Sīkōng Biǎoshèng shī jí 司空表聖詩集

The Verse Collection of Sī-kōng Biǎo-shèng [Sī-kōng Tú] by 司空圖 (撰)

About the work

The Sìbù cóngkān SBCK reprint of Sīkōng Tú’s 司空圖 司空圖 (837–908) verse collection in 5 juǎn, the companion of his prose collection KR4c0095. Together with the Yī míng jí (10 juǎn prose), the original Yī míng jí in 30 juǎn contained “shī 10 juǎn” per the Táng and Sòng bibliographies; the present 5 juǎn is the surviving verse-half. The text opens with a substantial biographical notice extracted from the Tángyīn tǒngqiān and the běnzhuàn, summarizing Sīkōng’s career: Xiántōng late period jìnshì; service in the XuānShè mù; Lǐbù lángzhōng; Xīzōng tour: appointed Zhī zhìgào and Zhōngshū shèrén; foreseeing the empire’s collapse, withdrew to Wángguān gǔ in Zhōngtiáo mountains; Lóngjì and Qiánníng periods summoned with old offices and Hù- / Bīng- 2 shìláng posts — refused; transferred to Luò and was decreed to court — feigned senility, begged to return; HòuLiáng summoned him as Lǐbù shàngshū — refused; on hearing Āizōng murdered, was unhappy for several days, then died (starved himself, per Xīn Tángshū).

Prefaces

The base text opens with the biographical headnotes, including: “Tú’s Wángguān gǔ had ancestral villas, springs-and-stones, woods-and-pavilions of considerable seclusion-charm; daily he wandered with míngsēng gāoshì (famous monks and high gentlemen), self-titled Zhīfēizǐ (Master Knowing-Wrong), Nàirǔ jūshì (Endurance-of-Disgrace Layman)… [his own foreseeing of the imperial doom; his refusal of post-Táng service].” This biographical headnote is integral to the SBCK edition’s framing of Sīkōng as moral exemplar.

Abstract

Sīkōng Tú’s verse — preserved here in 5 juǎn (down from the originally documented 10 juǎn) — is the poetic counterpart to the Yī míng jí prose collection. Sīkōng’s verse is, in retrospect, less central to his canonical reputation than his (disputed) authorship of the Èrshísì shīpǐn aesthetic taxonomy — but his verse itself, characterized by careful landscape composition and Buddhist-Daoist contemplative diction, was praised by Yuán Hàowèn and other YuánMíng critics as exemplary late-Táng practice. Sīkōng’s most famous individual lines come from the Sòng Cuīshēng and the Xiūxiū tíng poems; the latter (titled after a pavilion at his Wángguān gǔ retreat) became a stock literary place-name for the yǐnjū trope in SòngYuánMíng poetry.

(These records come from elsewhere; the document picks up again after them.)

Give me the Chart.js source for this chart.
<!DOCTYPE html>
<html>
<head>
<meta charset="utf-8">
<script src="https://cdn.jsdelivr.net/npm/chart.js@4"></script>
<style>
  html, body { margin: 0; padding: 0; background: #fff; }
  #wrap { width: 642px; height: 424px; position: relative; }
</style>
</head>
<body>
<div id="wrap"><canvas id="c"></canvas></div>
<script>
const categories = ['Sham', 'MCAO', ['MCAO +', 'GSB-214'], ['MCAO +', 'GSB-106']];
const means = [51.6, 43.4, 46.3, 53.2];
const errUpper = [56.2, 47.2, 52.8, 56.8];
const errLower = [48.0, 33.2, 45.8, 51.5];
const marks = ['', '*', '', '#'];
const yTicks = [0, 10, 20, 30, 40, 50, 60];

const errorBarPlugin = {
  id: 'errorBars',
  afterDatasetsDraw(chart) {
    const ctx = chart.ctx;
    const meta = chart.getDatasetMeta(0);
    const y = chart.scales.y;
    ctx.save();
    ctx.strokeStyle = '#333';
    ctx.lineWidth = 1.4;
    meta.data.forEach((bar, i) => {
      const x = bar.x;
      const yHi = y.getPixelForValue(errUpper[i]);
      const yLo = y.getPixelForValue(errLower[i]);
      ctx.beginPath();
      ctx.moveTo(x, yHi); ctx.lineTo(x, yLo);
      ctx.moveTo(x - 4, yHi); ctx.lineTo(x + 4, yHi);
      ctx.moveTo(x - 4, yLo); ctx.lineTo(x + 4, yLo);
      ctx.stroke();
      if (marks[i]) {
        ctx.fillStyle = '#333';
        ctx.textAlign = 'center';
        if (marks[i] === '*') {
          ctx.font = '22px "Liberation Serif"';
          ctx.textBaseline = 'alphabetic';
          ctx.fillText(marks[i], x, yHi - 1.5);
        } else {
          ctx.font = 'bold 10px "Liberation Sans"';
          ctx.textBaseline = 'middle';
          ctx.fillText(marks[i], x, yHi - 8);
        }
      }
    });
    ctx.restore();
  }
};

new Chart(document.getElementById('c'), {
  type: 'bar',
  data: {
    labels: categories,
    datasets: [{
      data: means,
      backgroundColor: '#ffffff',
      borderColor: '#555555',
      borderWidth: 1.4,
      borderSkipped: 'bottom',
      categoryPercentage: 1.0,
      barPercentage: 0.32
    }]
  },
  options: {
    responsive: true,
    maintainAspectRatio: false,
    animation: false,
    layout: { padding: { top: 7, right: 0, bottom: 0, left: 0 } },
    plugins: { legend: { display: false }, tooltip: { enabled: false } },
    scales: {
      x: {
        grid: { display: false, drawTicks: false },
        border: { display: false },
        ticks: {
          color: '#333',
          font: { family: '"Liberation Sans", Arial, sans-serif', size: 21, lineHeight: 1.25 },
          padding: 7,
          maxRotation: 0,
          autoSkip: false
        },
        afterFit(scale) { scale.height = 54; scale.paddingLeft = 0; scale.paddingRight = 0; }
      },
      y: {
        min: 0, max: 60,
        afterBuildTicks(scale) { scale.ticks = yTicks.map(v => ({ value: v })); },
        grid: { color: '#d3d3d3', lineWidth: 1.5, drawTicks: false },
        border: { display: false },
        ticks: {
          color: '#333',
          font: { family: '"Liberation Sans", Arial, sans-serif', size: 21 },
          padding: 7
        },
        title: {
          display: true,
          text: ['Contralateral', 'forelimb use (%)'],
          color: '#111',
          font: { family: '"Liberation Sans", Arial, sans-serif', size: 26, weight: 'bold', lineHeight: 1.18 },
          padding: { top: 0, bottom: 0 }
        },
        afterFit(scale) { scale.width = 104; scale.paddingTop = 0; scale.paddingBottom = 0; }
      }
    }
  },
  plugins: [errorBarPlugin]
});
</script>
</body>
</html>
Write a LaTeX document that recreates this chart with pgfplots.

For full biographical and bibliographic context, see KR4c0095 (the Yī míng jí prose collection). CBDB id 92445.

Translations and research

  • See KR4c0095 for full Sī-kōng Tú references.
  • Owen, Stephen. 1992. Readings in Chinese Literary Thought. Harvard.
  • 祖保泉 Zǔ Bǎo-quán, 陶禮天 Táo Lǐ-tiān. 2002. Sī-kōng Tú jí jiào-zhù. Huáng-shān.

Other points of interest

The SBCK preservation of Sīkōng’s verse separately from the WYG prose-only collection is one of the bibliographic accidents that allowed the late-imperial reception of Sīkōng Tú as primarily a prose-and-criticism figure — his verse, important in the original 30-juǎn corpus, has historically been undervalued because the standard Sìkù edition included only the prose half.